While driving down Broadway Boulevard, a University of Arizona Police Department officer noticed a brown Kia swerving on March 19 around 11:30 p.m.

The officer watched as the car crossed over the double yellow line, nearly hitting another car before correcting itself. 

The officer activated his emergency lights, and before the vehicle came to a full stop, it came extremely close to hitting the guard rail, almost striking it multiple times.

When the Kia came to a stop, the officer approached and asked the driver for his license and registration. 

The officer noticed the driver’s speech was slurred, he had glassy, bloodshot eyes and a light odor of intoxicants.

When the officer asked the driver if he had anything to drink, the driver responded, “Yeah, one or two beers, but nothing serious.”

While conducting a warrants check, the officer noticed the driver pick up a water bottle and start drinking it extremely quickly.

The officer then conducted several sobriety tests, which the driver failed.

The driver was placed under arrest for impairment to the slightest degree and transported to UAPD for a deprivation period.

Fleeing arrest

A UAPD officer was parked on Campbell Avenue on March 16 around 3:30 p.m. when a car drove by at 20 mph over the speed limit.

The officer pulled up behind the blue Honda and activated his overhead emergency lights to conduct a traffic stop.

When the Honda driver refused to stop, UAPD dispatch advised that the driver had an outstanding misdemeanor warrant for disorderly conduct.

Additional units responded, attempting to get the driver to stop.
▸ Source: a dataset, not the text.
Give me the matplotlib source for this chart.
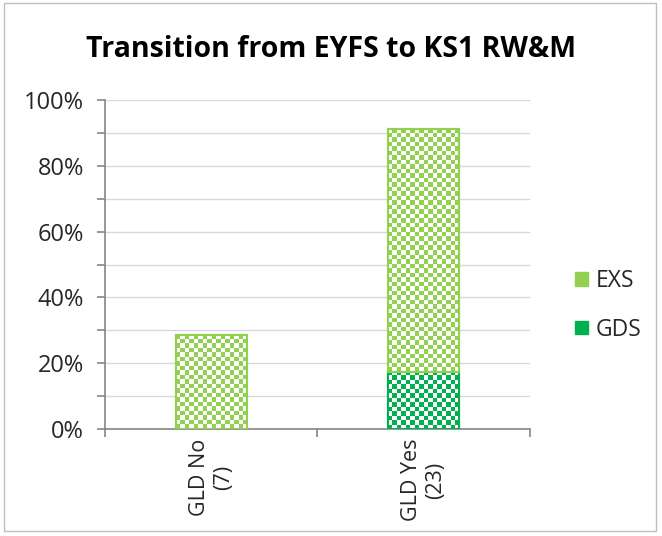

One UAPD cruiser was even positioned diagonally in front of the Honda at a red light. 

The driver proceeded, narrowly avoiding a collision, and UAPD determined she was actively fleeing.

UAPD decided to stop pursuing the Honda since the driver made decisions increasingly dangerous for officers and the public.

The following day around 7 a.m., UAPD officers headed to the driver’s apartment with an arrest warrant.

Officers entered the residence, notifying the driver of the warrant. She sat on her bed despite being told to stay in the front room.

As officers began to apply a wrist lock to place her arm behind her back, she resisted by making her arms rigid. 

After being handcuffed, the woman was read her Miranda rights. 

She admitted to the officers that she did, in fact, know they were attempting to pull her over but she knew she had done nothing wrong and didn’t feel like she needed to stop. 

The driver was then taken to be booked for disorderly conduct.